▶ **Written exercise**
Starting at the first line of the listing below, retype each line up to and including the one that contains "############ STYLE". Leave pictures out.
Begin
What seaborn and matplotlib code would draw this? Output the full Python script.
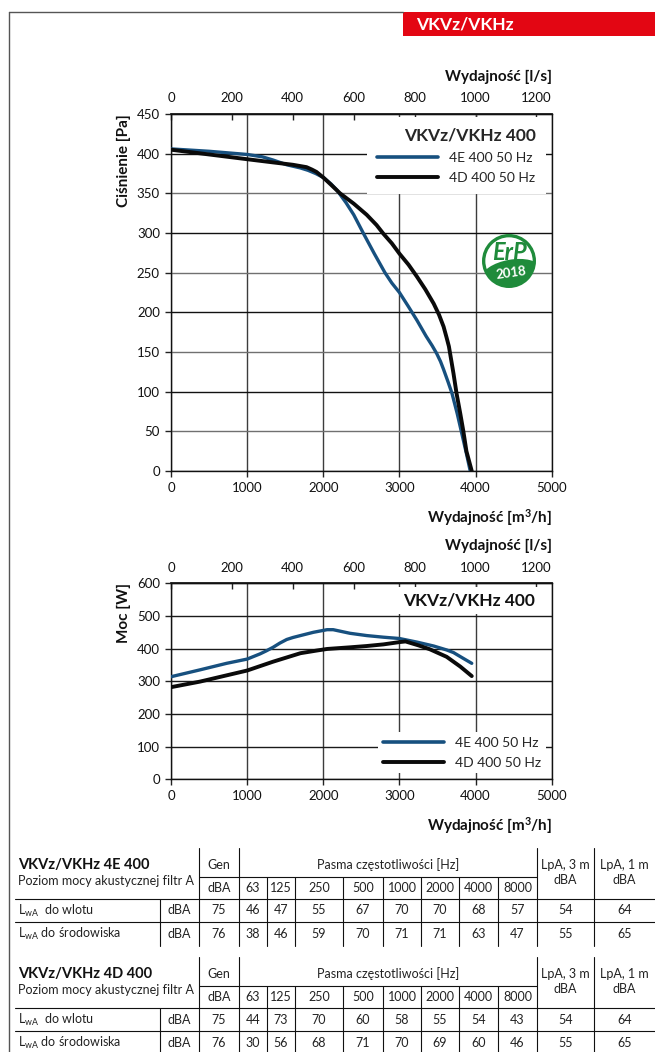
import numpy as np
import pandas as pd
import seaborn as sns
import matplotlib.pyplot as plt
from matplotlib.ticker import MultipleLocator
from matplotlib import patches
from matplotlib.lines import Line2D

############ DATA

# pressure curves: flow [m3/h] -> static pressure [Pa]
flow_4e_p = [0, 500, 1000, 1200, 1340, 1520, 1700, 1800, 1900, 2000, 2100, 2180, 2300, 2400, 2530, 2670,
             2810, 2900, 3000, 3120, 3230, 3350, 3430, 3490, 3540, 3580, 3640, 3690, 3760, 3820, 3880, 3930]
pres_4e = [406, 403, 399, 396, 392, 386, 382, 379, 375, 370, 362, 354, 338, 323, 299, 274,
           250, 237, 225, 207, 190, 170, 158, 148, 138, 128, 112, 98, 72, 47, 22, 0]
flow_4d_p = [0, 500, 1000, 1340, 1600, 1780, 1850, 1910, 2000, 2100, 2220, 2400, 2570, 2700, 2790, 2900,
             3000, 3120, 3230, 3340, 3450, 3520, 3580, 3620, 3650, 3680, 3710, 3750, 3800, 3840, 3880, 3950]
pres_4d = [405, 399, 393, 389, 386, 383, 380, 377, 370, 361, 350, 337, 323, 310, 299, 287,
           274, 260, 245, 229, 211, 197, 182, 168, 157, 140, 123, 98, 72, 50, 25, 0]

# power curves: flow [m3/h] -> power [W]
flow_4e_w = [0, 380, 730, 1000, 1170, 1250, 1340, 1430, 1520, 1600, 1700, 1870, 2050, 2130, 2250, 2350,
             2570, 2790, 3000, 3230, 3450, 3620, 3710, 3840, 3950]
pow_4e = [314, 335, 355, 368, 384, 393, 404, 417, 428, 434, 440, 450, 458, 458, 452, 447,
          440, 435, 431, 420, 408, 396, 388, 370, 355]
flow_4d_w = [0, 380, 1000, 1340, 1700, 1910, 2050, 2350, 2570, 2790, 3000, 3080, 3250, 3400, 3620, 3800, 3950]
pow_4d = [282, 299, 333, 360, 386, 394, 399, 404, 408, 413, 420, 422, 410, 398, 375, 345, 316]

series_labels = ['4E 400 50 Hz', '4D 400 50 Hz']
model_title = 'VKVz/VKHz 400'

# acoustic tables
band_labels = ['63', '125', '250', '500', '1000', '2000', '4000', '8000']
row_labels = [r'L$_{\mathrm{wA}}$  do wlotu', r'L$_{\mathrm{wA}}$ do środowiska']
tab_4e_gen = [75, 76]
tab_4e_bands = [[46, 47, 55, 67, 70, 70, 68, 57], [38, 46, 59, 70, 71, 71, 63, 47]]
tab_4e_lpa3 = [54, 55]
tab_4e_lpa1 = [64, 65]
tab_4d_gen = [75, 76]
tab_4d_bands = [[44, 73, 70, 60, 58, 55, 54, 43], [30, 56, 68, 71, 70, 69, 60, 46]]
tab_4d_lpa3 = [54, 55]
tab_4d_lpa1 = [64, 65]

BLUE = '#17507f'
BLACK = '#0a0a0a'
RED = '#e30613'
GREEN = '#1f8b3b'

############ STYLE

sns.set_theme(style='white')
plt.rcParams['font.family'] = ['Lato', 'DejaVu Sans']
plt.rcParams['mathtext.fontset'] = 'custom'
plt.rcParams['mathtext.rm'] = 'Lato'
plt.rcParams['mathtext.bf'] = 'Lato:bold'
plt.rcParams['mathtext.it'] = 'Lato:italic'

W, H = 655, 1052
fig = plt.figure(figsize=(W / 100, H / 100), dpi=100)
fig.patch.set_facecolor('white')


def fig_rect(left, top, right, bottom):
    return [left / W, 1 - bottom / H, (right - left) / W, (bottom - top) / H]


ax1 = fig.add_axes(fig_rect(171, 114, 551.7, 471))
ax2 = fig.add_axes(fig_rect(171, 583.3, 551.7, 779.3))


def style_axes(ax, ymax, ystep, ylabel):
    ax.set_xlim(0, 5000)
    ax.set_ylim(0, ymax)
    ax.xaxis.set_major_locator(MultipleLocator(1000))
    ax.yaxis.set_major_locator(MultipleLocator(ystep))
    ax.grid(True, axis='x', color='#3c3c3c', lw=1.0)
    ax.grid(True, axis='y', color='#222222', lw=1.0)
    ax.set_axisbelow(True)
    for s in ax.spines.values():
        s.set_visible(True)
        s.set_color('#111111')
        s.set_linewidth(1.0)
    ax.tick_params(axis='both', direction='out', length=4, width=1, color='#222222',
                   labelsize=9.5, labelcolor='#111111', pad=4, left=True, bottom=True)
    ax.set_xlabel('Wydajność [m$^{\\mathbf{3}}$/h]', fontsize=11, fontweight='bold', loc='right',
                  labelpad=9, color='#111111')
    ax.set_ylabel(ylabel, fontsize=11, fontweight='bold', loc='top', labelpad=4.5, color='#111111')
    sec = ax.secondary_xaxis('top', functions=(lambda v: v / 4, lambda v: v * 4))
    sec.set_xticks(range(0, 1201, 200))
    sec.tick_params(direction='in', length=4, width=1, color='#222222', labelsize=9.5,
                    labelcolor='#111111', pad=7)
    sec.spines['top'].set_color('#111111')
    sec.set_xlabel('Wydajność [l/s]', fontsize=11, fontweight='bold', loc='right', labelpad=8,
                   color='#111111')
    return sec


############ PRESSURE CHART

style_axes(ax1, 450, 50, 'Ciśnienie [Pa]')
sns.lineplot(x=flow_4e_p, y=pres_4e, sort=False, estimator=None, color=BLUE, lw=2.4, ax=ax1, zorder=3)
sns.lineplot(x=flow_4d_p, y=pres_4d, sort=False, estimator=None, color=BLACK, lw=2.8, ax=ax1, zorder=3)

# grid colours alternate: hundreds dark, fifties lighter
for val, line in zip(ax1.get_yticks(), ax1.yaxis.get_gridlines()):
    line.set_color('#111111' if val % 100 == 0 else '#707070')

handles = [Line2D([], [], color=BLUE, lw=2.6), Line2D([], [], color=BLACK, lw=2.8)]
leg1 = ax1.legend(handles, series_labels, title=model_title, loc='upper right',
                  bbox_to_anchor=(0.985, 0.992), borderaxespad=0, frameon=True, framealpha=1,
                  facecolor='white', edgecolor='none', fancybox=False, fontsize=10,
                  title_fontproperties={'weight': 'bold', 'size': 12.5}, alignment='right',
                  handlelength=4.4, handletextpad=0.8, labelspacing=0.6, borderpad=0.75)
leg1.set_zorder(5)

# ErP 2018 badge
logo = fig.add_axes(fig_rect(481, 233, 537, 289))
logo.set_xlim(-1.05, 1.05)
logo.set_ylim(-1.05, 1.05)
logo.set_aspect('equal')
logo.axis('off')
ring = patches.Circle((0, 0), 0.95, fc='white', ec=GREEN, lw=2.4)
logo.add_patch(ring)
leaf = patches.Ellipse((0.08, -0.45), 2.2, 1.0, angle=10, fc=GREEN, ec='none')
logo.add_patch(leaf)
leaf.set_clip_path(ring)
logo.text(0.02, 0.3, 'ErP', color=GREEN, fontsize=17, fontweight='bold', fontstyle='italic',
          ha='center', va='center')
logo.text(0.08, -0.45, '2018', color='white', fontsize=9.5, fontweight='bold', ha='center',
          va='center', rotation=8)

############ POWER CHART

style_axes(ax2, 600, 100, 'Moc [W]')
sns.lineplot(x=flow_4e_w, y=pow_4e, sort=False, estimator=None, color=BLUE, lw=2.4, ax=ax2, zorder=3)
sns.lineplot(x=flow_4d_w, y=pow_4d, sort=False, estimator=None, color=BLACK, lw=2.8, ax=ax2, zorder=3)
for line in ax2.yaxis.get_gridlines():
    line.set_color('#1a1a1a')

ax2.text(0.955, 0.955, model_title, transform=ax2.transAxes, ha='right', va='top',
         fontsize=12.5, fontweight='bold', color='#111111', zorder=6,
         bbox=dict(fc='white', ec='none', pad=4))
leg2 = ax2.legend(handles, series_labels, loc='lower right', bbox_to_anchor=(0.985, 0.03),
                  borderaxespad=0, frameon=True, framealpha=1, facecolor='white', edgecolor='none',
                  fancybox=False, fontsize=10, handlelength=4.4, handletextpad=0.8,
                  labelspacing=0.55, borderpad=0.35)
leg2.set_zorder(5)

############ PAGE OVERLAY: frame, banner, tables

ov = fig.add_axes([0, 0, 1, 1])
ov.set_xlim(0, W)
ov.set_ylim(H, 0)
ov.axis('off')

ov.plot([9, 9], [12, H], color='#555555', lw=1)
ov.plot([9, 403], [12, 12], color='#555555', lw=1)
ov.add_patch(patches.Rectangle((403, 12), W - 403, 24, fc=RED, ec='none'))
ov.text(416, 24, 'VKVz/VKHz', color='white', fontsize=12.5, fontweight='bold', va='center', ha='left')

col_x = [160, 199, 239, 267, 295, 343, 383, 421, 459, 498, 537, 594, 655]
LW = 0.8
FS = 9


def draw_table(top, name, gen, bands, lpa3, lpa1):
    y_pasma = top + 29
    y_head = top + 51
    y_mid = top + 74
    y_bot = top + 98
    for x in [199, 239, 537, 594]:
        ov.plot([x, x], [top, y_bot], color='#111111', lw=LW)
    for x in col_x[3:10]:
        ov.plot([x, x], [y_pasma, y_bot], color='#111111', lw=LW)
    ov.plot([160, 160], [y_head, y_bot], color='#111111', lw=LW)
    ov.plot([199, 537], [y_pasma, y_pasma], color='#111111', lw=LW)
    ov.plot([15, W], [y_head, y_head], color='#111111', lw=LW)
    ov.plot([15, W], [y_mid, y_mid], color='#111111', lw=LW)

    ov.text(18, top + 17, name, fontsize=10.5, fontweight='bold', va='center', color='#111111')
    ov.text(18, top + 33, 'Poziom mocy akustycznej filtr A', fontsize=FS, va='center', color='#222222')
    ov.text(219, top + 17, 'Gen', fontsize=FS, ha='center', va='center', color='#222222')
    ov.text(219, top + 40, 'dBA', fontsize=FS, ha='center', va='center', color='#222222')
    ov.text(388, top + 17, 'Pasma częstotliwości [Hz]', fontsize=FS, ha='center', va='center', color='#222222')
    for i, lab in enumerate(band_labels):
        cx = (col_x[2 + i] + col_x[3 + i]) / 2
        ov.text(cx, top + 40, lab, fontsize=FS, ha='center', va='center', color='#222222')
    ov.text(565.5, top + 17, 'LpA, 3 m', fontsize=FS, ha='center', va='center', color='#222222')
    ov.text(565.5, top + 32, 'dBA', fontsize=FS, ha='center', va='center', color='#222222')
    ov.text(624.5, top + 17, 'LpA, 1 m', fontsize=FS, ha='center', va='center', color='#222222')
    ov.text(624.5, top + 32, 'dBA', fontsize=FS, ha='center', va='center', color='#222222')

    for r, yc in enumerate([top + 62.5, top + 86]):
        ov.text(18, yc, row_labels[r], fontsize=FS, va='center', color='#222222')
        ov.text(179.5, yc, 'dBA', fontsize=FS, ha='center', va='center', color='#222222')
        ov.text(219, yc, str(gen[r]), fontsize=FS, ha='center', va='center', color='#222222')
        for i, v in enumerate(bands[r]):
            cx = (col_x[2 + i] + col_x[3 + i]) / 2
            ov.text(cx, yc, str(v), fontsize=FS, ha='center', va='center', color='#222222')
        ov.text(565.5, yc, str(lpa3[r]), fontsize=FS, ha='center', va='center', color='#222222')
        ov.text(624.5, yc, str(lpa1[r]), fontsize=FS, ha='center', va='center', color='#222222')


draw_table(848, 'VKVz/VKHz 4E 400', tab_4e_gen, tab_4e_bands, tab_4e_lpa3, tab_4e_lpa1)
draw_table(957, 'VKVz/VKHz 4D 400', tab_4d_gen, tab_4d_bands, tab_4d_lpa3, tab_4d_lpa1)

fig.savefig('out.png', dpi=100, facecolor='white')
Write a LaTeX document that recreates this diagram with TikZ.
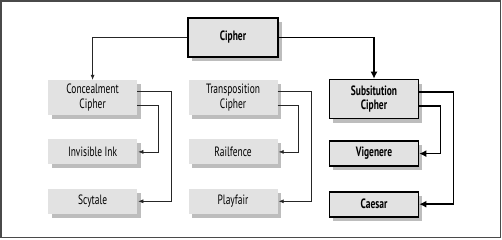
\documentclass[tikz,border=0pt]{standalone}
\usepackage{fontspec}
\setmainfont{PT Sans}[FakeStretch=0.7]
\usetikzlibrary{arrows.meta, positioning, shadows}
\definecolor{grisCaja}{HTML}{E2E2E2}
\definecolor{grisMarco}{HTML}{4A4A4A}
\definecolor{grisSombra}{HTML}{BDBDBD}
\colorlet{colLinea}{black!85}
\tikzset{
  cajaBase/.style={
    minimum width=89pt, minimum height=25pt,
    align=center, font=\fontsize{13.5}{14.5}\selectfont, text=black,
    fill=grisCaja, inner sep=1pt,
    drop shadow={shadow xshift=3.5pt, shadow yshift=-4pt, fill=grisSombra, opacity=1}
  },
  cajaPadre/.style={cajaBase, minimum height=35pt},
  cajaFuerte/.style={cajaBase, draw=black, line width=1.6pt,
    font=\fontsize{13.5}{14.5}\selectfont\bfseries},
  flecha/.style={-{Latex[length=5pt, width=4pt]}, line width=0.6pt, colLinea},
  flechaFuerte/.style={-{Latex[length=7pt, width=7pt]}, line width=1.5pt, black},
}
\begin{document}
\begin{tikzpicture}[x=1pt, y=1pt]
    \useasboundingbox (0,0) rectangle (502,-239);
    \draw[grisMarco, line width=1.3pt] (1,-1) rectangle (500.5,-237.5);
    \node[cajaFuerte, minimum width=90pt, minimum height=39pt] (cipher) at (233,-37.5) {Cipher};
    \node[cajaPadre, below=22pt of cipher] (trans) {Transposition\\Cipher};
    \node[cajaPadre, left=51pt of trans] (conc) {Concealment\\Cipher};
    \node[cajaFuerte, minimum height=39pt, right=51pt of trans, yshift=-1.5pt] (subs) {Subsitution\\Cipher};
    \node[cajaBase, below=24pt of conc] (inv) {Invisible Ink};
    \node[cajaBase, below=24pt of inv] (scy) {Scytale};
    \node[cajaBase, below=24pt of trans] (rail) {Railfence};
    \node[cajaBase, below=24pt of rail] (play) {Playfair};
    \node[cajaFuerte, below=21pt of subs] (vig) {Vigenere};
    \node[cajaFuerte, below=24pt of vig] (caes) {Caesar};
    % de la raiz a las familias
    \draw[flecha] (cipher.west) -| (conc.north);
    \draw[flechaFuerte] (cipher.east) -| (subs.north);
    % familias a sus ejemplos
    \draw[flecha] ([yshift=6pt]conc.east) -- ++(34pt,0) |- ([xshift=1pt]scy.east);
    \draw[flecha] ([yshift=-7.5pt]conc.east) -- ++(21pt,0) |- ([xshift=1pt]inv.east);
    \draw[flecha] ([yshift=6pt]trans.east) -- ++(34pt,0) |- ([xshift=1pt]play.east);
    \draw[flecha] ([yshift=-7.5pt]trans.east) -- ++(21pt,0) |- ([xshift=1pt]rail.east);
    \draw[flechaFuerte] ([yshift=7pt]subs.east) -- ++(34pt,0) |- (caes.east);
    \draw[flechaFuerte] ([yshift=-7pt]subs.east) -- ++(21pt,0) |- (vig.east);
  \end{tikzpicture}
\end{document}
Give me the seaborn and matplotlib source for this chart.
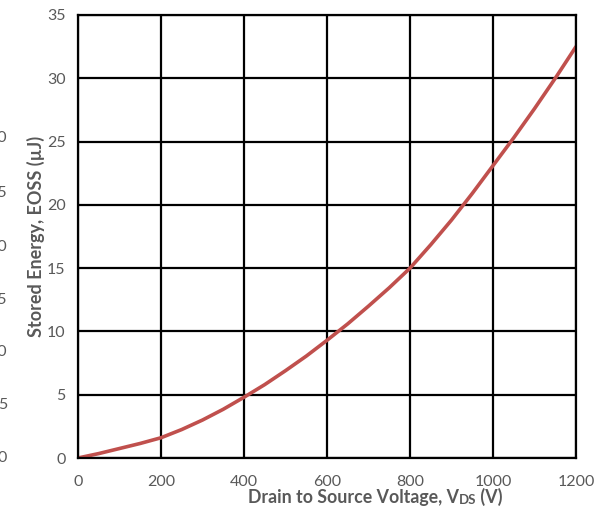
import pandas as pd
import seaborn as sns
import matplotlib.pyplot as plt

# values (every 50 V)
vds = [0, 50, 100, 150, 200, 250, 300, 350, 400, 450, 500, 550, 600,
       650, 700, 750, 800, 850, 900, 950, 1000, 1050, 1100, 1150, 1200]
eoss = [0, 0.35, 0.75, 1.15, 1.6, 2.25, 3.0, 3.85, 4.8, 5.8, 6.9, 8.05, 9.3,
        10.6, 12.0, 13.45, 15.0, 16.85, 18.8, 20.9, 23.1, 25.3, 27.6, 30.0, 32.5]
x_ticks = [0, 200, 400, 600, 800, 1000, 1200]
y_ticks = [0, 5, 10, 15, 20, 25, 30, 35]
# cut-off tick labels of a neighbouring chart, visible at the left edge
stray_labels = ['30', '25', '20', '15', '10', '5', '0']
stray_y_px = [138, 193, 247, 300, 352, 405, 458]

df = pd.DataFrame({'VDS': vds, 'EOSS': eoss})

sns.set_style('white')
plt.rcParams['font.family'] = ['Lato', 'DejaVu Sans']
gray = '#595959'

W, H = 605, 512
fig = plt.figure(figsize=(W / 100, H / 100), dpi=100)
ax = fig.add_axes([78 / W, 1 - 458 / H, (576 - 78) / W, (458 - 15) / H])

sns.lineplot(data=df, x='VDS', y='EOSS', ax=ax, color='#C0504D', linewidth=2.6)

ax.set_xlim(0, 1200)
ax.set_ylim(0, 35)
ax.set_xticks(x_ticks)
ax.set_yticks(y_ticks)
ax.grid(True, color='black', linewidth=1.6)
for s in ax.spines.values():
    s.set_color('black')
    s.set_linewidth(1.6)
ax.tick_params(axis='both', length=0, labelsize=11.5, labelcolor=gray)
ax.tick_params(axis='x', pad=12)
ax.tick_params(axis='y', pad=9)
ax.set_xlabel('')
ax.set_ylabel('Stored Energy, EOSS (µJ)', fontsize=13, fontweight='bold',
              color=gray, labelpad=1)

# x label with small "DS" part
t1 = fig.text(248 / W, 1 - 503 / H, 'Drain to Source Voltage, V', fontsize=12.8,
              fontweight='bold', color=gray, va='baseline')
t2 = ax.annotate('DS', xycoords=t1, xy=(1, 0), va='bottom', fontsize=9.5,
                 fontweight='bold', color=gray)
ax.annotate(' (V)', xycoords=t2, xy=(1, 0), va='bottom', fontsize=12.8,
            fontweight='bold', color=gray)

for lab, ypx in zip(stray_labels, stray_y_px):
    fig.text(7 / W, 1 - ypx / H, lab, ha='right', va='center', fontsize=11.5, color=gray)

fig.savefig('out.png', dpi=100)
End
▶ **Response**
What seaborn and matplotlib code would draw this? Output the full Python script.
import numpy as np
import pandas as pd
import seaborn as sns
import matplotlib.pyplot as plt
from matplotlib.ticker import MultipleLocator
from matplotlib import patches
from matplotlib.lines import Line2D

############ DATA

# pressure curves: flow [m3/h] -> static pressure [Pa]
flow_4e_p = [0, 500, 1000, 1200, 1340, 1520, 1700, 1800, 1900, 2000, 2100, 2180, 2300, 2400, 2530, 2670,
             2810, 2900, 3000, 3120, 3230, 3350, 3430, 3490, 3540, 3580, 3640, 3690, 3760, 3820, 3880, 3930]
pres_4e = [406, 403, 399, 396, 392, 386, 382, 379, 375, 370, 362, 354, 338, 323, 299, 274,
           250, 237, 225, 207, 190, 170, 158, 148, 138, 128, 112, 98, 72, 47, 22, 0]
flow_4d_p = [0, 500, 1000, 1340, 1600, 1780, 1850, 1910, 2000, 2100, 2220, 2400, 2570, 2700, 2790, 2900,
             3000, 3120, 3230, 3340, 3450, 3520, 3580, 3620, 3650, 3680, 3710, 3750, 3800, 3840, 3880, 3950]
pres_4d = [405, 399, 393, 389, 386, 383, 380, 377, 370, 361, 350, 337, 323, 310, 299, 287,
           274, 260, 245, 229, 211, 197, 182, 168, 157, 140, 123, 98, 72, 50, 25, 0]

# power curves: flow [m3/h] -> power [W]
flow_4e_w = [0, 380, 730, 1000, 1170, 1250, 1340, 1430, 1520, 1600, 1700, 1870, 2050, 2130, 2250, 2350,
             2570, 2790, 3000, 3230, 3450, 3620, 3710, 3840, 3950]
pow_4e = [314, 335, 355, 368, 384, 393, 404, 417, 428, 434, 440, 450, 458, 458, 452, 447,
          440, 435, 431, 420, 408, 396, 388, 370, 355]
flow_4d_w = [0, 380, 1000, 1340, 1700, 1910, 2050, 2350, 2570, 2790, 3000, 3080, 3250, 3400, 3620, 3800, 3950]
pow_4d = [282, 299, 333, 360, 386, 394, 399, 404, 408, 413, 420, 422, 410, 398, 375, 345, 316]

series_labels = ['4E 400 50 Hz', '4D 400 50 Hz']
model_title = 'VKVz/VKHz 400'

# acoustic tables
band_labels = ['63', '125', '250', '500', '1000', '2000', '4000', '8000']
row_labels = [r'L$_{\mathrm{wA}}$  do wlotu', r'L$_{\mathrm{wA}}$ do środowiska']
tab_4e_gen = [75, 76]
tab_4e_bands = [[46, 47, 55, 67, 70, 70, 68, 57], [38, 46, 59, 70, 71, 71, 63, 47]]
tab_4e_lpa3 = [54, 55]
tab_4e_lpa1 = [64, 65]
tab_4d_gen = [75, 76]
tab_4d_bands = [[44, 73, 70, 60, 58, 55, 54, 43], [30, 56, 68, 71, 70, 69, 60, 46]]
tab_4d_lpa3 = [54, 55]
tab_4d_lpa1 = [64, 65]

BLUE = '#17507f'
BLACK = '#0a0a0a'
RED = '#e30613'
GREEN = '#1f8b3b'

############ STYLE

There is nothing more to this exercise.